Purpose:

We've been talking about one of the ways that the intensity of a wave (whether light, sound, or water) dies away as it spreads out from a point.

Our equipment for this lab will simple in the sense that it is familiar. We will use light bulbs of different types and desk lamps. We will personally explore a number of the calculations we made in class in order to bring more clarity to those ideas:

    • I) Process Description: Each of the lamps will have one of three bulbs in it. A 40 W incandescent bulb that produces 380 lumens, a 9 W compact flourescent bulb that produces 450 lumens, and a 45 W flood that produces 385 lumens in a conical (not spherical) pattern. Which ever bulb you have your first task is to determine the efficiency of the bulb in lumens/watt. This is a measure of how much light (lumens) we get relative to the power we pay for (watts).

    • II) Intensity at 50 cm: Calculate the intensity(in lux = lumens/m2) of the light produced by your bulb 50 cm from the center of the bulb.
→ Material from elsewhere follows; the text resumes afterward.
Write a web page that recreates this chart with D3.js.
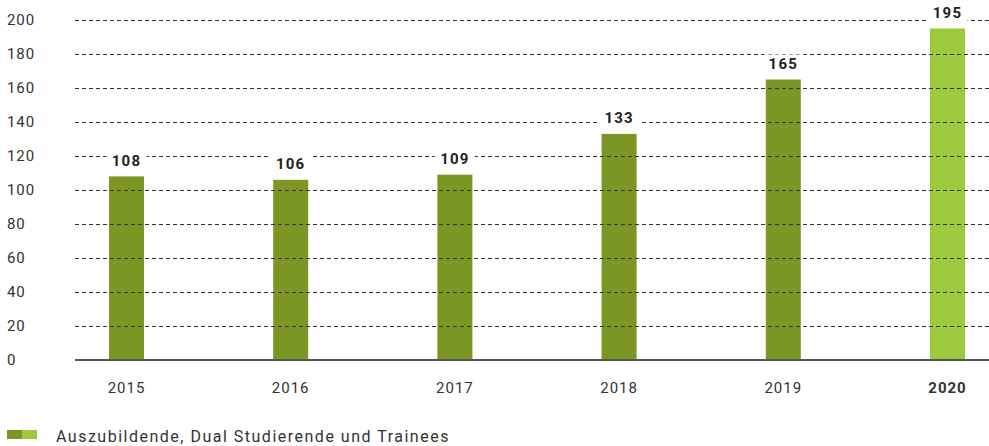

Be thoughtful about contamination from the reflector behind the bulb. Those of you with the flood will need to design a different process because the light is not radiated spherically. When you finish your calculation swap lamps with someone else and repeat I and II for each type of bulb.

    • III) Equivalent Intensity: Now determine a distance from each bulb where the intensity (lux) is the same. This will involve multiple uses of the inverse square law. Check your result by holding a piece of paper at that location and determining if it looks equally bright.

    • IV) 1/4 intensity: For the lamp you currently have determine the location where the intensity (in lux) is 1/4 of the intensity at 50 cm. Hold a sheet of paper up at the locations and comment on the apparent difference in brightness (your eyes are not good linear detectors).

    • V) Bonus effort: Use on of the bulbs and determine the location at which it feel like looking at the sun (only short looks please!). Using that intensity in lux (not watts!) and the inverse square law calculate the intensity of the sun in lumens. I will share the official answer when you show me your work.

LAB DELIVERABLES (turn in):

An introduction and 5 (or more) paragraphs describing your data and calculations for each of the steps above. In each section present any actual measurements, explanations and descriptions of the task you are working on, calculations that you make, and comments on the results.